Source excerpt –
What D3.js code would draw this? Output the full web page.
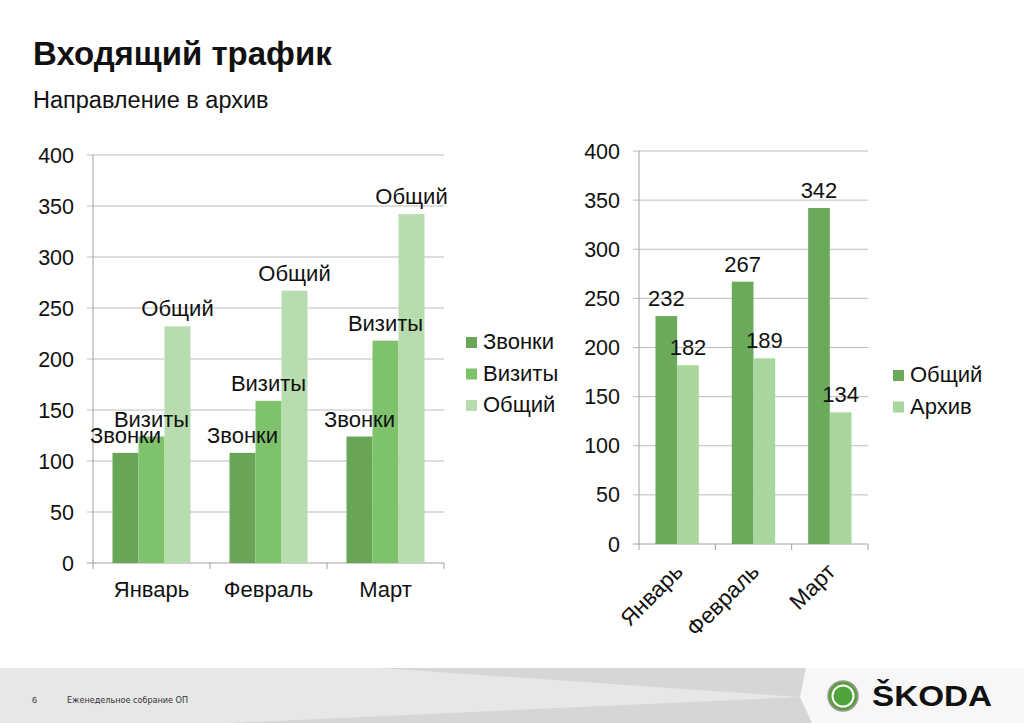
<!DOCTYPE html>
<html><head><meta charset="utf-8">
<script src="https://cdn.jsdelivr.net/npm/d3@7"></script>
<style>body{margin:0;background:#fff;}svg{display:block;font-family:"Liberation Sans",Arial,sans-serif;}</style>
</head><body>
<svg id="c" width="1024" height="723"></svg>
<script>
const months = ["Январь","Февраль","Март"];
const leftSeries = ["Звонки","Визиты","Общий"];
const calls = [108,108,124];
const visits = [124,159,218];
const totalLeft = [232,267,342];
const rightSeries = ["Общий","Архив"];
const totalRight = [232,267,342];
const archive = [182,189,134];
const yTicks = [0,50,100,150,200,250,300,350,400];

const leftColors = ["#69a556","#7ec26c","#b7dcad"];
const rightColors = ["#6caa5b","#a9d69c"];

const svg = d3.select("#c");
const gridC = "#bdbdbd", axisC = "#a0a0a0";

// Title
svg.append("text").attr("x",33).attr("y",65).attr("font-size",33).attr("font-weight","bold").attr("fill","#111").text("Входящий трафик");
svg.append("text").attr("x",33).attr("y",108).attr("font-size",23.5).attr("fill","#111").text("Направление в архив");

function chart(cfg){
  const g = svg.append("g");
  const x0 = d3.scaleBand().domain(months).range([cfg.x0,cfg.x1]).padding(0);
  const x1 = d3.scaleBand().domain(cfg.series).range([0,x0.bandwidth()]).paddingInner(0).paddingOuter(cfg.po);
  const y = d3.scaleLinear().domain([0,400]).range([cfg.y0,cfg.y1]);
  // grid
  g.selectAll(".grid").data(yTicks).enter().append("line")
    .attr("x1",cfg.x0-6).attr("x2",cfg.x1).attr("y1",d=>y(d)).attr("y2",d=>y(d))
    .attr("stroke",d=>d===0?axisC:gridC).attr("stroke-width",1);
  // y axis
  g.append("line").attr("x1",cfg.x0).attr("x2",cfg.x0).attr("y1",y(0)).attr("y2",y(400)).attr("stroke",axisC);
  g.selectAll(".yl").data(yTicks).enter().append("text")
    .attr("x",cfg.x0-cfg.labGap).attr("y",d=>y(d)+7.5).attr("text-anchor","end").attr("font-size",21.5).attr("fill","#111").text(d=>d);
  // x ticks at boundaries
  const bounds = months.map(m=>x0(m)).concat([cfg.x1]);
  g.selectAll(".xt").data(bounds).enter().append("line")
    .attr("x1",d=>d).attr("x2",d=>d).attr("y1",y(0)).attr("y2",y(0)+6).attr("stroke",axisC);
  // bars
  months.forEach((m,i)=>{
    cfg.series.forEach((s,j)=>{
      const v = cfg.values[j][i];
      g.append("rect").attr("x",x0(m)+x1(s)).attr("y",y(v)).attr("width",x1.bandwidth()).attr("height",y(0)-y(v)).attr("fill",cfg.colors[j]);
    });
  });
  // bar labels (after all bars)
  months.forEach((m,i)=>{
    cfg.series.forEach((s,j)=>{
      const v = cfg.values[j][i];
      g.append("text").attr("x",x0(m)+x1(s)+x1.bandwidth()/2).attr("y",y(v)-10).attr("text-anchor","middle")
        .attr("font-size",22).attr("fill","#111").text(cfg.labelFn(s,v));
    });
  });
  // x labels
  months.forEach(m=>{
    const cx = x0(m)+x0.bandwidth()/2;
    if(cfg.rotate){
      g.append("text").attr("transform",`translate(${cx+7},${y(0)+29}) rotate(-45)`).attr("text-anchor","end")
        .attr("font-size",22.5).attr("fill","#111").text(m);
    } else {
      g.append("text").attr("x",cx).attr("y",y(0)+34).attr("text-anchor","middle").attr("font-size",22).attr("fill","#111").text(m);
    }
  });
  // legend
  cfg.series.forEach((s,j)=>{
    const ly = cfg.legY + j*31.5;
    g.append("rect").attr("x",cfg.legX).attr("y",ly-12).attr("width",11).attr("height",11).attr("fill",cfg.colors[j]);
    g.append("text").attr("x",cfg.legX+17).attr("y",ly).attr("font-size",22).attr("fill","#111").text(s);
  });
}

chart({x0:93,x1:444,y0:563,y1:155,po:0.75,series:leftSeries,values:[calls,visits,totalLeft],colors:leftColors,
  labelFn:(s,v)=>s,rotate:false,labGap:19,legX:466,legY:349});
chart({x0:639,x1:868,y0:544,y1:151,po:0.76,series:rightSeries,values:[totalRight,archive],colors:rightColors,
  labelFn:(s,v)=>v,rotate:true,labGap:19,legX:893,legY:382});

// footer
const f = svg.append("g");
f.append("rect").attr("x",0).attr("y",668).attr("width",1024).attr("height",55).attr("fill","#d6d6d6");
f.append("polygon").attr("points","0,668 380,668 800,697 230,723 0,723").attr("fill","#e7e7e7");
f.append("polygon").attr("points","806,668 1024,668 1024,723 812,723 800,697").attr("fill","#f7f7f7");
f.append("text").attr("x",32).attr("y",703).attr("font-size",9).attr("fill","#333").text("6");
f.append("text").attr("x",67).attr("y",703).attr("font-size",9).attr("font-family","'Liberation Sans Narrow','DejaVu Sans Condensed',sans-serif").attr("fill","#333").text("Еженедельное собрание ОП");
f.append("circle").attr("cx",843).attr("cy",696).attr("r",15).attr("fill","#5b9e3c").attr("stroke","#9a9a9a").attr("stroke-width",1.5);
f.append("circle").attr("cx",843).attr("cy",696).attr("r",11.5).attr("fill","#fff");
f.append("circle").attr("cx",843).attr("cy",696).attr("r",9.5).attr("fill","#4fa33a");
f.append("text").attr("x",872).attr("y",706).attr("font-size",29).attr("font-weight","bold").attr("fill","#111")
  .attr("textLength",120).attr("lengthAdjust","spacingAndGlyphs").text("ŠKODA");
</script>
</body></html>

Goal – Transcribe the material exactly, leaving every picture out.

Result of this exercise –
What D3.js code would draw this? Output the full web page.
<!DOCTYPE html>
<html><head><meta charset="utf-8">
<script src="https://cdn.jsdelivr.net/npm/d3@7"></script>
<style>body{margin:0;background:#fff;}svg{display:block;font-family:"Liberation Sans",Arial,sans-serif;}</style>
</head><body>
<svg id="c" width="1024" height="723"></svg>
<script>
const months = ["Январь","Февраль","Март"];
const leftSeries = ["Звонки","Визиты","Общий"];
const calls = [108,108,124];
const visits = [124,159,218];
const totalLeft = [232,267,342];
const rightSeries = ["Общий","Архив"];
const totalRight = [232,267,342];
const archive = [182,189,134];
const yTicks = [0,50,100,150,200,250,300,350,400];

const leftColors = ["#69a556","#7ec26c","#b7dcad"];
const rightColors = ["#6caa5b","#a9d69c"];

const svg = d3.select("#c");
const gridC = "#bdbdbd", axisC = "#a0a0a0";

// Title
svg.append("text").attr("x",33).attr("y",65).attr("font-size",33).attr("font-weight","bold").attr("fill","#111").text("Входящий трафик");
svg.append("text").attr("x",33).attr("y",108).attr("font-size",23.5).attr("fill","#111").text("Направление в архив");

function chart(cfg){
  const g = svg.append("g");
  const x0 = d3.scaleBand().domain(months).range([cfg.x0,cfg.x1]).padding(0);
  const x1 = d3.scaleBand().domain(cfg.series).range([0,x0.bandwidth()]).paddingInner(0).paddingOuter(cfg.po);
  const y = d3.scaleLinear().domain([0,400]).range([cfg.y0,cfg.y1]);
  // grid
  g.selectAll(".grid").data(yTicks).enter().append("line")
    .attr("x1",cfg.x0-6).attr("x2",cfg.x1).attr("y1",d=>y(d)).attr("y2",d=>y(d))
    .attr("stroke",d=>d===0?axisC:gridC).attr("stroke-width",1);
  // y axis
  g.append("line").attr("x1",cfg.x0).attr("x2",cfg.x0).attr("y1",y(0)).attr("y2",y(400)).attr("stroke",axisC);
  g.selectAll(".yl").data(yTicks).enter().append("text")
    .attr("x",cfg.x0-cfg.labGap).attr("y",d=>y(d)+7.5).attr("text-anchor","end").attr("font-size",21.5).attr("fill","#111").text(d=>d);
  // x ticks at boundaries
  const bounds = months.map(m=>x0(m)).concat([cfg.x1]);
  g.selectAll(".xt").data(bounds).enter().append("line")
    .attr("x1",d=>d).attr("x2",d=>d).attr("y1",y(0)).attr("y2",y(0)+6).attr("stroke",axisC);
  // bars
  months.forEach((m,i)=>{
    cfg.series.forEach((s,j)=>{
      const v = cfg.values[j][i];
      g.append("rect").attr("x",x0(m)+x1(s)).attr("y",y(v)).attr("width",x1.bandwidth()).attr("height",y(0)-y(v)).attr("fill",cfg.colors[j]);
    });
  });
  // bar labels (after all bars)
  months.forEach((m,i)=>{
    cfg.series.forEach((s,j)=>{
      const v = cfg.values[j][i];
      g.append("text").attr("x",x0(m)+x1(s)+x1.bandwidth()/2).attr("y",y(v)-10).attr("text-anchor","middle")
        .attr("font-size",22).attr("fill","#111").text(cfg.labelFn(s,v));
    });
  });
  // x labels
  months.forEach(m=>{
    const cx = x0(m)+x0.bandwidth()/2;
    if(cfg.rotate){
      g.append("text").attr("transform",`translate(${cx+7},${y(0)+29}) rotate(-45)`).attr("text-anchor","end")
        .attr("font-size",22.5).attr("fill","#111").text(m);
    } else {
      g.append("text").attr("x",cx).attr("y",y(0)+34).attr("text-anchor","middle").attr("font-size",22).attr("fill","#111").text(m);
    }
  });
  // legend
  cfg.series.forEach((s,j)=>{
    const ly = cfg.legY + j*31.5;
    g.append("rect").attr("x",cfg.legX).attr("y",ly-12).attr("width",11).attr("height",11).attr("fill",cfg.colors[j]);
    g.append("text").attr("x",cfg.legX+17).attr("y",ly).attr("font-size",22).attr("fill","#111").text(s);
  });
}

chart({x0:93,x1:444,y0:563,y1:155,po:0.75,series:leftSeries,values:[calls,visits,totalLeft],colors:leftColors,
  labelFn:(s,v)=>s,rotate:false,labGap:19,legX:466,legY:349});
chart({x0:639,x1:868,y0:544,y1:151,po:0.76,series:rightSeries,values:[totalRight,archive],colors:rightColors,
  labelFn:(s,v)=>v,rotate:true,labGap:19,legX:893,legY:382});

// footer
const f = svg.append("g");
f.append("rect").attr("x",0).attr("y",668).attr("width",1024).attr("height",55).attr("fill","#d6d6d6");
f.append("polygon").attr("points","0,668 380,668 800,697 230,723 0,723").attr("fill","#e7e7e7");
f.append("polygon").attr("points","806,668 1024,668 1024,723 812,723 800,697").attr("fill","#f7f7f7");
f.append("text").attr("x",32).attr("y",703).attr("font-size",9).attr("fill","#333").text("6");
f.append("text").attr("x",67).attr("y",703).attr("font-size",9).attr("font-family","'Liberation Sans Narrow','DejaVu Sans Condensed',sans-serif").attr("fill","#333").text("Еженедельное собрание ОП");
f.append("circle").attr("cx",843).attr("cy",696).attr("r",15).attr("fill","#5b9e3c").attr("stroke","#9a9a9a").attr("stroke-width",1.5);
f.append("circle").attr("cx",843).attr("cy",696).attr("r",11.5).attr("fill","#fff");
f.append("circle").attr("cx",843).attr("cy",696).attr("r",9.5).attr("fill","#4fa33a");
f.append("text").attr("x",872).attr("y",706).attr("font-size",29).attr("font-weight","bold").attr("fill","#111")
  .attr("textLength",120).attr("lengthAdjust","spacingAndGlyphs").text("ŠKODA");
</script>
</body></html>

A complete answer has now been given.